There’s no seminary course on pastoring during a pandemic.

This is not something they teach you in divinity school. As I’ve spoken to colleagues in the community and beyond, the general sense is that this is, for us, a strange new world — just as it is for so many globally. Like the early church in the book of Acts, we’re trying to assemble a bike while riding it.

What makes this especially difficult is that so much of what we do — so much of what it means to be a faith community — is the tangible and physical and in-person. Whether it is in worship on Sunday mornings or small groups during the week or loving our neighbors through mission and service, our communities thrive on the social. On connection.

In fact, we make the theological claim that, as those made in the image of God, we are hardwired for connection. To be disconnected, then, feels so weird because it’s not who we were made to be.

And yet, we are dealers in hope, too. We have been challenged to consider alternative and innovative ways to connect with God and one another and love our neighbors. For The Local Church, our mantra is “love where you are,” and we didn’t know it then, but it was made for such a time as this. Because church is more than a place, and it’s more than something that just happens for one hour a week. It can happen all the time — wherever you find yourself.

We are leaning hard into this mantra in this unprecedented season. “Love where you are” has looked like virtual worship through Facebook Live and YouTube on Sunday mornings — trying to make the experience feel as familiar and “normal” as possible to give people that sense of regularity and comfort. It looks like hosting “happy hours” through Zoom just to see one another’s faces and check in and pray for one another and offer virtual hugs. And it’s especially meant responding with care and concern to the significant needs our community now faces — to be love in this place we cherish so much.

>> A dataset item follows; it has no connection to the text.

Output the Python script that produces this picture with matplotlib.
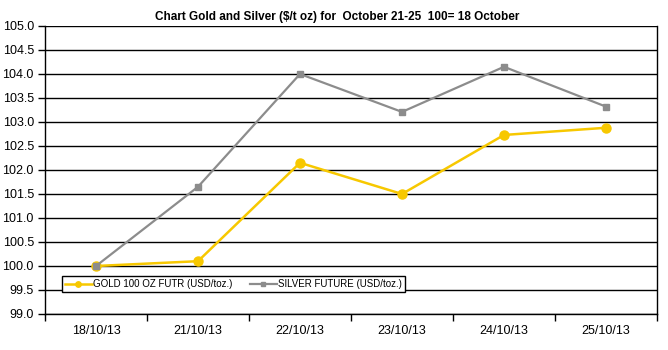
import matplotlib
matplotlib.use("Agg")
import matplotlib.pyplot as plt
import numpy as np

plt.rcParams['font.family'] = ['Liberation Sans', 'DejaVu Sans']

dates = ['18/10/13', '21/10/13', '22/10/13', '23/10/13', '24/10/13', '25/10/13']
gold = [100.0, 100.1, 102.15, 101.5, 102.73, 102.88]
silver = [100.0, 101.65, 104.0, 103.21, 104.15, 103.32]

gold_color = '#F7C800'
silver_color = '#8C8C8C'

fig = plt.figure(figsize=(6.68, 3.5), dpi=100)
ax = fig.add_axes([45 / 668, 36 / 350, 612 / 668, 288 / 350])

x = np.arange(len(dates))
ax.plot(x, gold, color=gold_color, lw=1.8, marker='o', ms=6.5,
        label='GOLD 100 OZ FUTR (USD/toz.)', zorder=3)
ax.plot(x, silver, color=silver_color, lw=1.6, marker='s', ms=4.5,
        label='SILVER FUTURE (USD/toz.)', zorder=4)

ax.set_xlim(-0.5, len(dates) - 0.5)
ax.set_ylim(99.0, 105.0)
ax.set_yticks(np.arange(99.0, 105.01, 0.5))
ax.set_yticklabels([f'{v:.1f}' for v in np.arange(99.0, 105.01, 0.5)], fontsize=9)
ax.yaxis.grid(True, color='black', lw=1)
ax.set_axisbelow(True)

# category labels between the boundary tick marks
ax.set_xticks(np.arange(-0.5, len(dates), 1.0))
ax.set_xticklabels([])
ax.set_xticks(x, minor=True)
ax.set_xticklabels(dates, minor=True, fontsize=9)
ax.tick_params(axis='x', which='minor', length=0, pad=8)
ax.tick_params(axis='x', which='major', length=5, width=1, color='black')
ax.tick_params(axis='y', length=5, width=1, pad=3)

for side in ['left', 'right', 'bottom']:
    ax.spines[side].set_color('black')
    ax.spines[side].set_linewidth(1)
ax.spines['top'].set_visible(False)

leg = ax.legend(loc='lower left', bbox_to_anchor=(12 / 612, 17 / 288), ncol=2,
                fontsize=7, frameon=True, fancybox=False, framealpha=1,
                edgecolor='black', handlelength=2.8, handletextpad=0.1,
                columnspacing=1.8, borderpad=0.3, markerscale=0.6)
leg.get_frame().set_linewidth(1)

fig.text(0.505, 0.952, 'Chart Gold and Silver ($/t oz) for  October 21-25  100= 18 October',
         ha='center', va='center', fontsize=8.5, fontweight='bold')

fig.savefig('out.png', dpi=100)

I have also been inspired to see so many faith communities come together to this end, too. As challenging as it is, it is in circumstances like this that the Church does what she does best: offering the light and love of Christ through compassion and grace to bring healing to a hurting world.

Mostly, in my pastoral role, I’m working to keep our community connected, inspired, and hopeful. I was reminded recently of theologian Dr. James H. Cone’s words in “The Cross and the Lynching Tree”: “Despair was real; but it was not ultimate.”

In other words, yes; this is really hard. So many are facing tremendous challenge now and will continue to for the foreseeable future. And yet, God is with us in all of it, and will see us through. This is the message I’m carrying and seeking to share in every moment.